Ive been eyeing up that pond at cabelas myself. What does bass pro have to offer?


----------



## Cwick925 (Dec 28, 2008)

troutguy26 said:


> Ive been eyeing up that pond at cabelas myself. What does bass pro have to offer?


LOL i was buying a new pole the other day, I sooo wanted to hook one of them salmon at cabelas to find out if it worked good enough...


----------



## frzngfshr (Jan 22, 2003)

I heard the fish at sea world were biting good, green crinkle hootchie mama's with meat rigs. Trolling as fast as you can run. 

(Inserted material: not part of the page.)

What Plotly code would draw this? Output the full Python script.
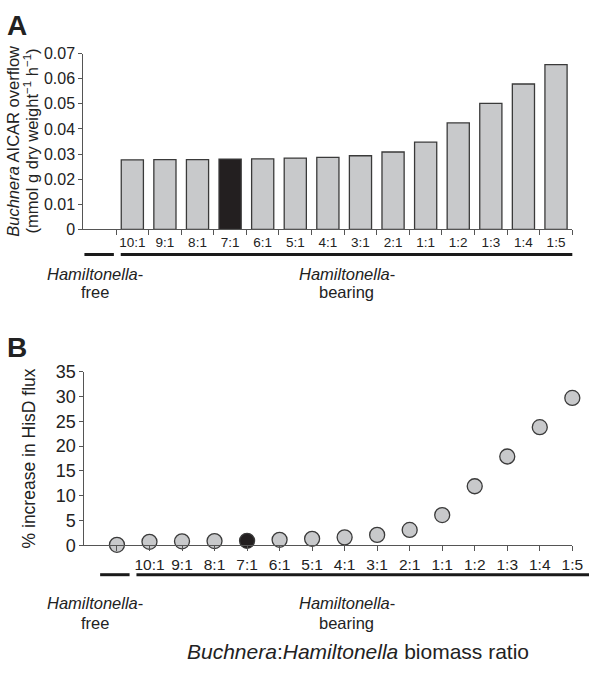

Outdoor Hub mobile, the outdoor information engine


----------



## Robert Holmes (Oct 13, 2008)

flyfisher4life1 said:


> Maybe, no lie, but most of the snaggers I saw at the pm were from out of state, they just don't care.


 Out of state violators have to pay cash bond or go to jail. Plus they can lose their hunting and fishing rights and equipment up to and including vehicle seizure or watercraft.


----------



## -Axiom- (Jul 24, 2010)

Robert Holmes said:


> Out of state violators have to pay cash bond or go to jail. Plus they can lose their hunting and fishing rights and equipment up to and including vehicle seizure or watercraft.



It would be extremely useful if some violators are sentenced to community service cleaning up from Tippy down to Sawdust.
They should make a point of writing a few tickets just for that purpose alone.


----------



## lostontheice (Feb 18, 2011)

wow,no one has said anything about what happened at the little manistee this spring..we lost over a 1000 steelhead that died in the tanks due to what the DNR said was low oxygen..now its low o2 that killed the coho..hmm...sorry but i dont trust anything the DNR has to say..they never take any blame for their screw ups..


----------



## Catfish keats (Jun 16, 2012)

I dont think there are too many pot heads getting high and killing mass amounts of fish after sounds more like a bathsalt thing to me haha! But in all seriousness how did they manage to kill that many fish?


----------



## frzngfshr (Jan 22, 2003)

Sounds like they were trying to snag the fish, which paniked them they all went to one end of the pond plugged intake and sufficated.

Outdoor Hub mobile, the outdoor information engine


----------



## Catfish keats (Jun 16, 2012)

What a waste.... They deserve some jail time


----------